The new student requires flexibility in the way they learn as well as the way they interact with the higher ed institution. They are looking for a more personalized and connected experience with choices in how, what, when and where they learn. They want responsive and easy administration. They are mobile and technology savvy….and they expect you to be too.
Digital transformation is imperative for long-term survival. It is no longer an option or something that can be delayed or designated as a future project. Your ability to compete depends on it.
Moving to the cloud is just the first step to developing a strong digital foundation. It provides a host of benefits -- financial benefits are just the beginning. The cloud helps you become agile in a dynamic, fast-changing, and unpredictable market as well as become more engaged and responsive to students.
While the student used to be an element in an institution-centered process, today getting a college education is just one stop on a broader student journey.
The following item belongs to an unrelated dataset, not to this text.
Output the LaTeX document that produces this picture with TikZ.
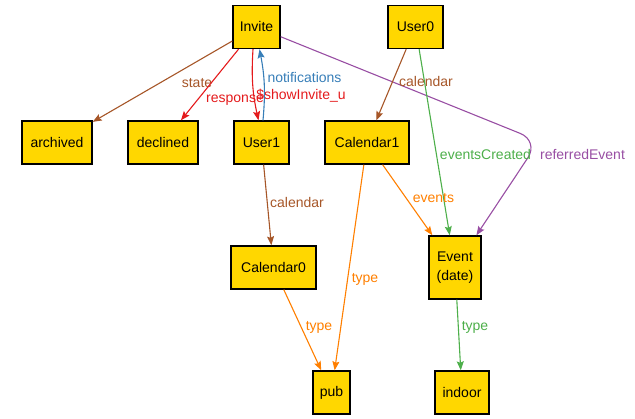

Institutions need to become more student-centric to capture their attention for the long term. That, in turn, requires institutions to group processes and systems into two categories: digital business capabilities that differentiate the student experience and those that are supporting back-office transactional capabilities. These capabilities become the digital foundation and the basis on which higher education institutions are able to compete in a technology-driven world.
Smartphones and tablets are now cloud-integrated devices. Cloud computing enables mobile devices to offload complex operations of mobile applications, which are not feasible running on mobile devices. Cloud-based computing is the only way you will be able to communicate, collaborate, and provide services to the new mobile-centric student. Cloud is the digital foundation of today and for the future.